──────── SUPPLIED DATA ────────
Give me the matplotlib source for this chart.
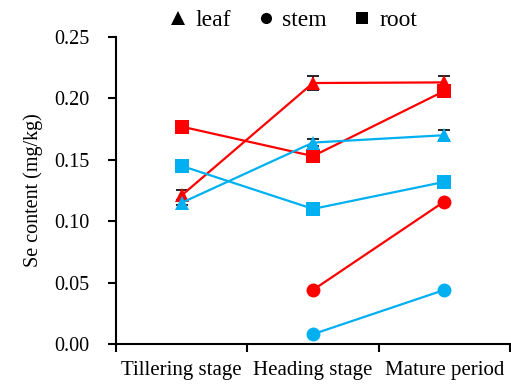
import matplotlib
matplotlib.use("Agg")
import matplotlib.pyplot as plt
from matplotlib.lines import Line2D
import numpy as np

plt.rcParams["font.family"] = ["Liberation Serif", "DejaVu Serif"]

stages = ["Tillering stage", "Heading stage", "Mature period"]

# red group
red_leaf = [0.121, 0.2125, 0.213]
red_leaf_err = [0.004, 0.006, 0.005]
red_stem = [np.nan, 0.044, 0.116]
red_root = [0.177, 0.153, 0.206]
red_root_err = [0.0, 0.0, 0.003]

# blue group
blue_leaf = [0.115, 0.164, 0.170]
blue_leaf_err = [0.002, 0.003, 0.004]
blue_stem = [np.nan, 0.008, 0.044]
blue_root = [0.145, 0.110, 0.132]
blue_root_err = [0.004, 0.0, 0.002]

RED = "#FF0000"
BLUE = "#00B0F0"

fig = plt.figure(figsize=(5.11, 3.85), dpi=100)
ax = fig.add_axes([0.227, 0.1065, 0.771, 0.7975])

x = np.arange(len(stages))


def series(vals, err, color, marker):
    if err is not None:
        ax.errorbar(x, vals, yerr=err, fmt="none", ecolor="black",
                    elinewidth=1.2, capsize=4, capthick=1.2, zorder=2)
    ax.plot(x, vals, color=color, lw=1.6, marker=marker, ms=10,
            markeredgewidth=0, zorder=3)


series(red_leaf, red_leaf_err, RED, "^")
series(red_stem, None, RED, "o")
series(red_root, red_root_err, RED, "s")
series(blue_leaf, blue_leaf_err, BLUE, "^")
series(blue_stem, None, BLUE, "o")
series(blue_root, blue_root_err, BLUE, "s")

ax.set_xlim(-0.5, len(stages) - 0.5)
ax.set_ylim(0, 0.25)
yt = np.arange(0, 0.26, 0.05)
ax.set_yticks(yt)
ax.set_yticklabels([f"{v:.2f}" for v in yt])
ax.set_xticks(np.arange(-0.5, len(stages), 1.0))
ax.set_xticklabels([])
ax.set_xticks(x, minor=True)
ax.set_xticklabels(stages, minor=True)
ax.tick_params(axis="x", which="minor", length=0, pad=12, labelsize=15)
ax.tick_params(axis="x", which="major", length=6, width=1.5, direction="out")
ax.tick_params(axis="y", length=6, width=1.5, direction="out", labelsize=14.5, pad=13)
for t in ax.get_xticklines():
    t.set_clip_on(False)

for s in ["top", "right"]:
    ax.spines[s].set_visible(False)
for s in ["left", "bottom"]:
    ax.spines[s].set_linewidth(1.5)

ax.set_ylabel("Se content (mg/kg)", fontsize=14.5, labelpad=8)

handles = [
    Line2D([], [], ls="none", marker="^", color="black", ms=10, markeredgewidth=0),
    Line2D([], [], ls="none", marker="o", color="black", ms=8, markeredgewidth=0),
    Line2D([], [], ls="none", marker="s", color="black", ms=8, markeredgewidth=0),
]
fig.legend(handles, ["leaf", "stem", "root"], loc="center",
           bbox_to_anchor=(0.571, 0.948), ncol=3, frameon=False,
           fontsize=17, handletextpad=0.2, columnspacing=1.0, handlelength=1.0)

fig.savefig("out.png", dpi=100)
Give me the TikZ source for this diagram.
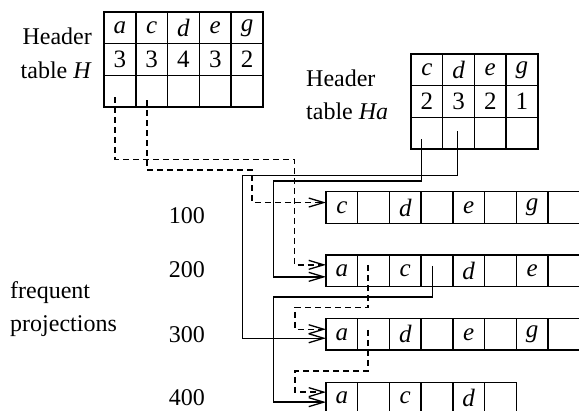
────────
The records above need to be restated word for word, with the pictures left out.

*EXPECTED ANSWER*.
Give me the matplotlib source for this chart.
import matplotlib
matplotlib.use("Agg")
import matplotlib.pyplot as plt
from matplotlib.lines import Line2D
import numpy as np

plt.rcParams["font.family"] = ["Liberation Serif", "DejaVu Serif"]

stages = ["Tillering stage", "Heading stage", "Mature period"]

# red group
red_leaf = [0.121, 0.2125, 0.213]
red_leaf_err = [0.004, 0.006, 0.005]
red_stem = [np.nan, 0.044, 0.116]
red_root = [0.177, 0.153, 0.206]
red_root_err = [0.0, 0.0, 0.003]

# blue group
blue_leaf = [0.115, 0.164, 0.170]
blue_leaf_err = [0.002, 0.003, 0.004]
blue_stem = [np.nan, 0.008, 0.044]
blue_root = [0.145, 0.110, 0.132]
blue_root_err = [0.004, 0.0, 0.002]

RED = "#FF0000"
BLUE = "#00B0F0"

fig = plt.figure(figsize=(5.11, 3.85), dpi=100)
ax = fig.add_axes([0.227, 0.1065, 0.771, 0.7975])

x = np.arange(len(stages))


def series(vals, err, color, marker):
    if err is not None:
        ax.errorbar(x, vals, yerr=err, fmt="none", ecolor="black",
                    elinewidth=1.2, capsize=4, capthick=1.2, zorder=2)
    ax.plot(x, vals, color=color, lw=1.6, marker=marker, ms=10,
            markeredgewidth=0, zorder=3)


series(red_leaf, red_leaf_err, RED, "^")
series(red_stem, None, RED, "o")
series(red_root, red_root_err, RED, "s")
series(blue_leaf, blue_leaf_err, BLUE, "^")
series(blue_stem, None, BLUE, "o")
series(blue_root, blue_root_err, BLUE, "s")

ax.set_xlim(-0.5, len(stages) - 0.5)
ax.set_ylim(0, 0.25)
yt = np.arange(0, 0.26, 0.05)
ax.set_yticks(yt)
ax.set_yticklabels([f"{v:.2f}" for v in yt])
ax.set_xticks(np.arange(-0.5, len(stages), 1.0))
ax.set_xticklabels([])
ax.set_xticks(x, minor=True)
ax.set_xticklabels(stages, minor=True)
ax.tick_params(axis="x", which="minor", length=0, pad=12, labelsize=15)
ax.tick_params(axis="x", which="major", length=6, width=1.5, direction="out")
ax.tick_params(axis="y", length=6, width=1.5, direction="out", labelsize=14.5, pad=13)
for t in ax.get_xticklines():
    t.set_clip_on(False)

for s in ["top", "right"]:
    ax.spines[s].set_visible(False)
for s in ["left", "bottom"]:
    ax.spines[s].set_linewidth(1.5)

ax.set_ylabel("Se content (mg/kg)", fontsize=14.5, labelpad=8)

handles = [
    Line2D([], [], ls="none", marker="^", color="black", ms=10, markeredgewidth=0),
    Line2D([], [], ls="none", marker="o", color="black", ms=8, markeredgewidth=0),
    Line2D([], [], ls="none", marker="s", color="black", ms=8, markeredgewidth=0),
]
fig.legend(handles, ["leaf", "stem", "root"], loc="center",
           bbox_to_anchor=(0.571, 0.948), ncol=3, frameon=False,
           fontsize=17, handletextpad=0.2, columnspacing=1.0, handlelength=1.0)

fig.savefig("out.png", dpi=100)
Give me the TikZ source for this diagram.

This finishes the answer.